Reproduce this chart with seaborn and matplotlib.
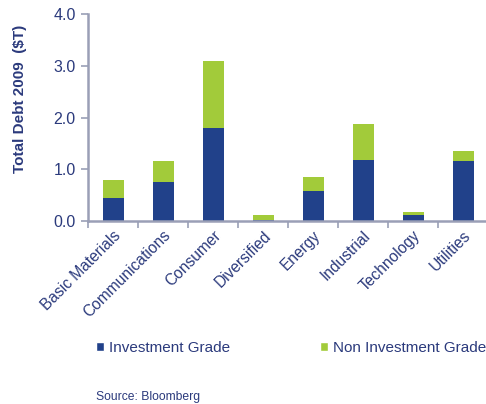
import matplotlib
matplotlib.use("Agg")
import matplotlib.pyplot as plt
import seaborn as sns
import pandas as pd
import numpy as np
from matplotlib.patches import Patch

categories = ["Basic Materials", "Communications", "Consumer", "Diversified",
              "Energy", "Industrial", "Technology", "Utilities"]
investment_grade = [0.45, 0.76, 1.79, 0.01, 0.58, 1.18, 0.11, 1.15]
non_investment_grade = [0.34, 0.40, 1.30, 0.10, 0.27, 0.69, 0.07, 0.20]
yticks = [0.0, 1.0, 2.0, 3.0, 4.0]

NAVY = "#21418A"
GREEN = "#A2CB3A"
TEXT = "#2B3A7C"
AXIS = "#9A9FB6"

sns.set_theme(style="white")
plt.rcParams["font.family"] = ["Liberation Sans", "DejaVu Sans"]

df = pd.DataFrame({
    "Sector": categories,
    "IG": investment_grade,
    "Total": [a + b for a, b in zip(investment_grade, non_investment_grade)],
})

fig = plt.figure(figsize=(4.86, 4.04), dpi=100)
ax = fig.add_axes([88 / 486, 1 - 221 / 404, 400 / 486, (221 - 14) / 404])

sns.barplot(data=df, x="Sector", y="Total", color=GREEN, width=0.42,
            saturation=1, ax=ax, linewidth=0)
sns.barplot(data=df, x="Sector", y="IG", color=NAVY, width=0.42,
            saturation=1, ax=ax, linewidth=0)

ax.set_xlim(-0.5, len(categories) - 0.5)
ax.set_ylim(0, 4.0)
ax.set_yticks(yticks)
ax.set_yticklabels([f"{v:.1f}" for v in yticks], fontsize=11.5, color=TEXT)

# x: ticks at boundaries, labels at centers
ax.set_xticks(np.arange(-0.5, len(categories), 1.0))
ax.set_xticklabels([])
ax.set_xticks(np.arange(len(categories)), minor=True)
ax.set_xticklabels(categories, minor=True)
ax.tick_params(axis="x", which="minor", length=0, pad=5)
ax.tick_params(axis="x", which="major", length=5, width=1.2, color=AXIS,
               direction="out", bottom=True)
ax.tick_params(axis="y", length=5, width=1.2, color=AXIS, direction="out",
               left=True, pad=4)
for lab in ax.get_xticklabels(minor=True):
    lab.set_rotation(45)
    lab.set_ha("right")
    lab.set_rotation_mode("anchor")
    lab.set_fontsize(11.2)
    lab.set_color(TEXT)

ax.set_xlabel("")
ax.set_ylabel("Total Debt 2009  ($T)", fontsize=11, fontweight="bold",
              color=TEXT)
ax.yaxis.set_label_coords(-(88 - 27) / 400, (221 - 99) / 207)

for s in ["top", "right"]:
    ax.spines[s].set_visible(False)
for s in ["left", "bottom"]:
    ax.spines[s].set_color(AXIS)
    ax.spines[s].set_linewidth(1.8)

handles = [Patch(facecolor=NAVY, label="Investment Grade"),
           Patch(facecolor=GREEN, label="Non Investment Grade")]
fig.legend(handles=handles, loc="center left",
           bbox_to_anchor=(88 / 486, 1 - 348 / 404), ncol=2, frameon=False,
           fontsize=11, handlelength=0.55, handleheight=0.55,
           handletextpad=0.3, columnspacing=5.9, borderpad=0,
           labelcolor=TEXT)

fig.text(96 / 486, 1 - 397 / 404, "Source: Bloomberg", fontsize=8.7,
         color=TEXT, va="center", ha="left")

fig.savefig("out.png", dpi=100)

_ _ _ _ _ _ _

◆ Problem to work on: Leave out the pictures and retype every line above exactly.

◆ Result of the exercise:
Reproduce this chart with seaborn and matplotlib.
import matplotlib
matplotlib.use("Agg")
import matplotlib.pyplot as plt
import seaborn as sns
import pandas as pd
import numpy as np
from matplotlib.patches import Patch

categories = ["Basic Materials", "Communications", "Consumer", "Diversified",
              "Energy", "Industrial", "Technology", "Utilities"]
investment_grade = [0.45, 0.76, 1.79, 0.01, 0.58, 1.18, 0.11, 1.15]
non_investment_grade = [0.34, 0.40, 1.30, 0.10, 0.27, 0.69, 0.07, 0.20]
yticks = [0.0, 1.0, 2.0, 3.0, 4.0]

NAVY = "#21418A"
GREEN = "#A2CB3A"
TEXT = "#2B3A7C"
AXIS = "#9A9FB6"

sns.set_theme(style="white")
plt.rcParams["font.family"] = ["Liberation Sans", "DejaVu Sans"]

df = pd.DataFrame({
    "Sector": categories,
    "IG": investment_grade,
    "Total": [a + b for a, b in zip(investment_grade, non_investment_grade)],
})

fig = plt.figure(figsize=(4.86, 4.04), dpi=100)
ax = fig.add_axes([88 / 486, 1 - 221 / 404, 400 / 486, (221 - 14) / 404])

sns.barplot(data=df, x="Sector", y="Total", color=GREEN, width=0.42,
            saturation=1, ax=ax, linewidth=0)
sns.barplot(data=df, x="Sector", y="IG", color=NAVY, width=0.42,
            saturation=1, ax=ax, linewidth=0)

ax.set_xlim(-0.5, len(categories) - 0.5)
ax.set_ylim(0, 4.0)
ax.set_yticks(yticks)
ax.set_yticklabels([f"{v:.1f}" for v in yticks], fontsize=11.5, color=TEXT)

# x: ticks at boundaries, labels at centers
ax.set_xticks(np.arange(-0.5, len(categories), 1.0))
ax.set_xticklabels([])
ax.set_xticks(np.arange(len(categories)), minor=True)
ax.set_xticklabels(categories, minor=True)
ax.tick_params(axis="x", which="minor", length=0, pad=5)
ax.tick_params(axis="x", which="major", length=5, width=1.2, color=AXIS,
               direction="out", bottom=True)
ax.tick_params(axis="y", length=5, width=1.2, color=AXIS, direction="out",
               left=True, pad=4)
for lab in ax.get_xticklabels(minor=True):
    lab.set_rotation(45)
    lab.set_ha("right")
    lab.set_rotation_mode("anchor")
    lab.set_fontsize(11.2)
    lab.set_color(TEXT)

ax.set_xlabel("")
ax.set_ylabel("Total Debt 2009  ($T)", fontsize=11, fontweight="bold",
              color=TEXT)
ax.yaxis.set_label_coords(-(88 - 27) / 400, (221 - 99) / 207)

for s in ["top", "right"]:
    ax.spines[s].set_visible(False)
for s in ["left", "bottom"]:
    ax.spines[s].set_color(AXIS)
    ax.spines[s].set_linewidth(1.8)

handles = [Patch(facecolor=NAVY, label="Investment Grade"),
           Patch(facecolor=GREEN, label="Non Investment Grade")]
fig.legend(handles=handles, loc="center left",
           bbox_to_anchor=(88 / 486, 1 - 348 / 404), ncol=2, frameon=False,
           fontsize=11, handlelength=0.55, handleheight=0.55,
           handletextpad=0.3, columnspacing=5.9, borderpad=0,
           labelcolor=TEXT)

fig.text(96 / 486, 1 - 397 / 404, "Source: Bloomberg", fontsize=8.7,
         color=TEXT, va="center", ha="left")

fig.savefig("out.png", dpi=100)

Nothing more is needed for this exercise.